The analysis builds on the influential Hausmann et al. (2005) approach of identifying binding constraints to growth in specific country contexts. In the case of Kenya, it is concluded that the low level of investment is key and that the main reasons behind this have to do with economic agents facing difficulties in appropriating profits because the level and quality of infrastructure is too low, and corruption, crime and political instability are too high. These are urgent matters to deal with if Kenya is to continue moving along the path that the government described in its Vision 2030 strategy. The analysis is influenced by recent years' experiences, when political violence severely slowed the strong economic growth down.

In their discussion of the fragility of Kenyan growth, the authors touch upon the issue of ethnical ("horizontal") inequality.
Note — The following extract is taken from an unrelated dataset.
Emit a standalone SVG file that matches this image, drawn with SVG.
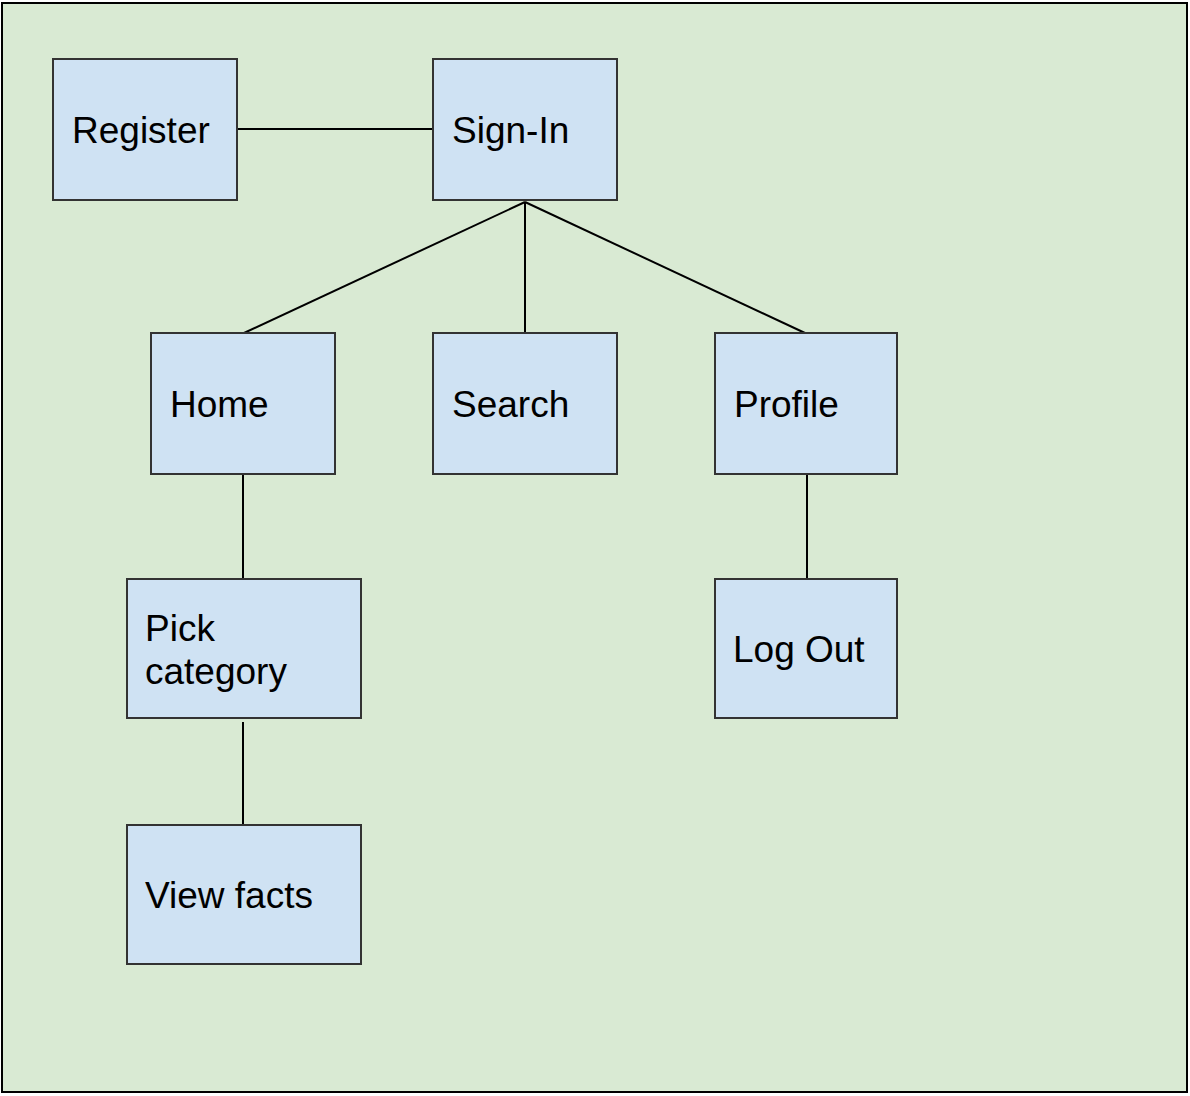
<svg xmlns="http://www.w3.org/2000/svg" width="1190" height="1096" viewBox="0 0 1190 1096">
<style>
.bg{fill:#d9ead3;stroke:#000;stroke-width:2}
.n{fill:#cfe2f3;stroke:#333;stroke-width:2}
.t{font-family:"Liberation Sans",Arial,sans-serif;font-size:37px;fill:#000}
.c{stroke:#000;stroke-width:2;fill:none}
</style>
<rect class="bg" x="2" y="3" width="1185" height="1089"/>
<g id="connectors">
<line class="c" x1="237" y1="129" x2="433" y2="129"/>
<line class="c" x1="525" y1="202" x2="244" y2="333"/>
<line class="c" x1="525" y1="202" x2="525" y2="333"/>
<line class="c" x1="525" y1="202" x2="805" y2="333"/>
<line class="c" x1="243" y1="474" x2="243" y2="579"/>
<line class="c" x1="243" y1="722" x2="243" y2="825"/>
<line class="c" x1="807" y1="474" x2="807" y2="579"/>
</g>
<g id="register"><rect class="n" x="53" y="59" width="184" height="141"/><text class="t" x="72" y="143">Register</text></g>
<g id="signin"><rect class="n" x="433" y="59" width="184" height="141"/><text class="t" x="452" y="143">Sign-In</text></g>
<g id="home"><rect class="n" x="151" y="333" width="184" height="141"/><text class="t" x="170" y="417">Home</text></g>
<g id="search"><rect class="n" x="433" y="333" width="184" height="141"/><text class="t" x="452" y="417">Search</text></g>
<g id="profile"><rect class="n" x="715" y="333" width="182" height="141"/><text class="t" x="734" y="417">Profile</text></g>
<g id="pick"><rect class="n" x="127" y="579" width="234" height="139"/><text class="t" x="145" y="641">Pick</text><text class="t" x="145" y="684">category</text></g>
<g id="logout"><rect class="n" x="715" y="579" width="182" height="139"/><text class="t" x="733" y="662">Log Out</text></g>
<g id="viewfacts"><rect class="n" x="127" y="825" width="234" height="139"/><text class="t" x="145" y="908">View facts</text></g>
</svg>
However, this analysis could have been taken further into the direction of the role of taxation, social protection and asset distribution.

The book covers really vast areas. Rich and insightful analysis of, among others, agriculture, manufacturing, financial sectors, as well as land, labour and capital markets are provided, alongside analysis of fiscal, trade and monetary policies. In its richness, this is a book that may well be used as a reference work on the Kenyan economy. Its discussions have moved some healthy distance away from the 'Washington consensus'. For instance, industrial development is seen as essential, and industrial policies seem (almost) possible to promote again.

The future for this resource-scarce economy, where land access per person is only half the African average, and where 43 per cent of the population is under the age of 15, is seen to differ between regions. Agriculture-based exports around Nairobi, e-services in more distant areas and labour-intensive manufacturing industries along the coast are proposed.